Right now I'm paying almost 200 bucks per month for both Voom and DirecTV and if DirecTV can offer me the lineup above which I think they will I will drop Voom because I would have everything Voom has except West Coast premium channel feeds and TMC feeds and those aren't worth 100 bucks per month and nor are the Voom exclusive channels.

I don't think Voom can compete with this because they have way too many holes that DirecTV has filled and right now Voom content outnumbers those holes they have but when other companies match on content those holes will become problems and just like customers are saying that DirecTVs HD Package isn't worth 11 bucks per month people will start saying that Voom isn't worth 100 bucks per month when this company can offer me the same overall content with less holes for the same or less money.

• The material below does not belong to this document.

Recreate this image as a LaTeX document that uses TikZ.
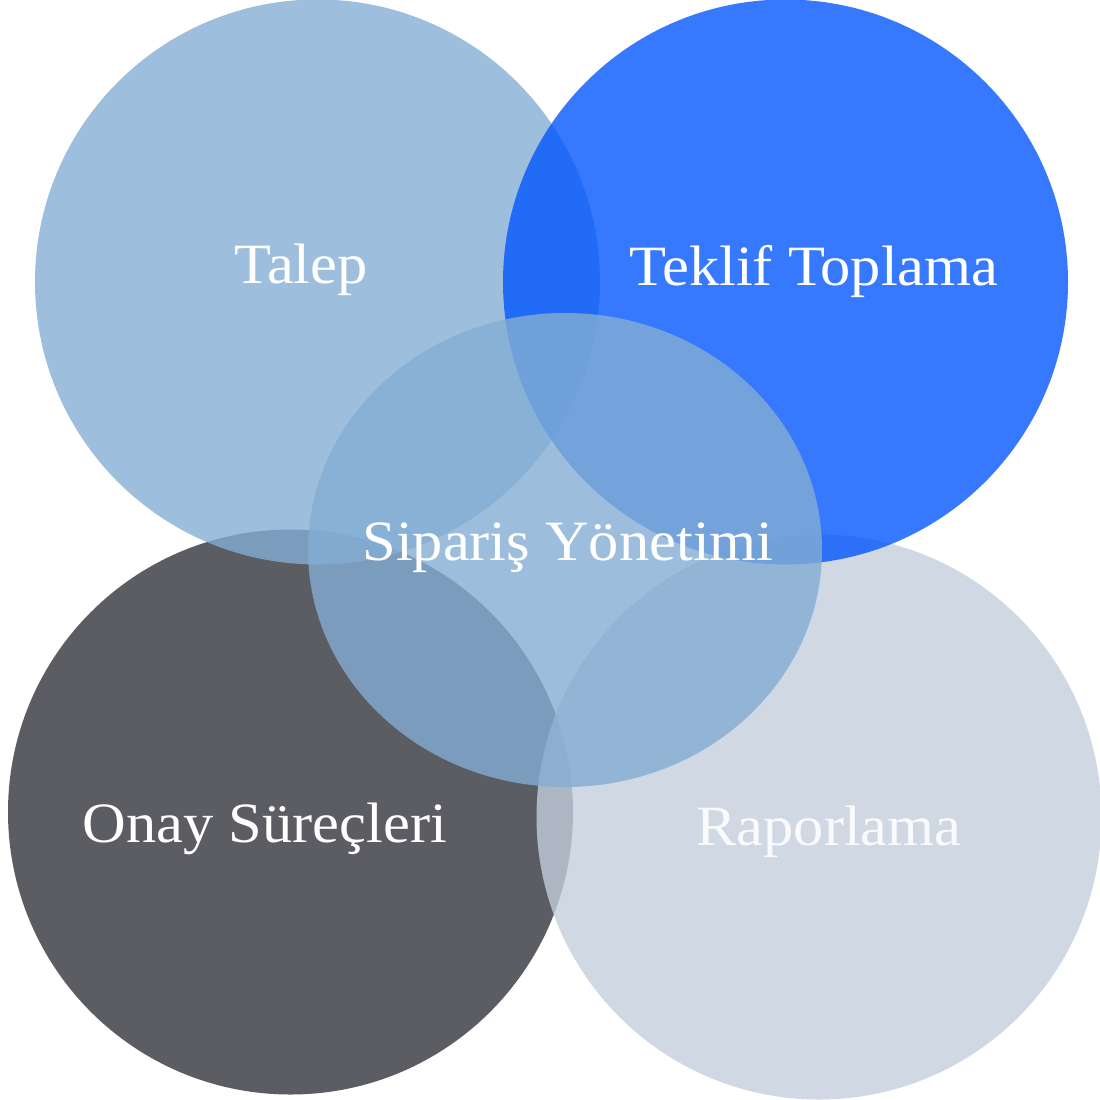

Right now I love having both and I do have the money to spend on both but the minute that DirecTV adds more programming to closely match Voom I will be dropping Voom and will start upgrading my TV sets to HD and getting HD Tivos for all rooms but I'm sticking with one HDTivo for now until I see the channels because DirecTV knows I have the money as well as many others have it aswell so they have much to gain by adding channels. The cold hard fact is that most HD users today have very high incomes and that is why we are the 5 percent with HD and I think things will change very quickly in those numbers but until then DirecTV knows that they would rather have us spend two grand for HD Tivos than spend 80 bucks per month for Voom and not get their HD Package and Premium channels. They aren't stupid but things don't just change overnight because we want them to.


----------



## Chris Blount (Jun 22, 2001)

Update:

TNT-HD is not up and running due to contract issues. It seems they want more money from DirecTV than they get from Dish or Voom.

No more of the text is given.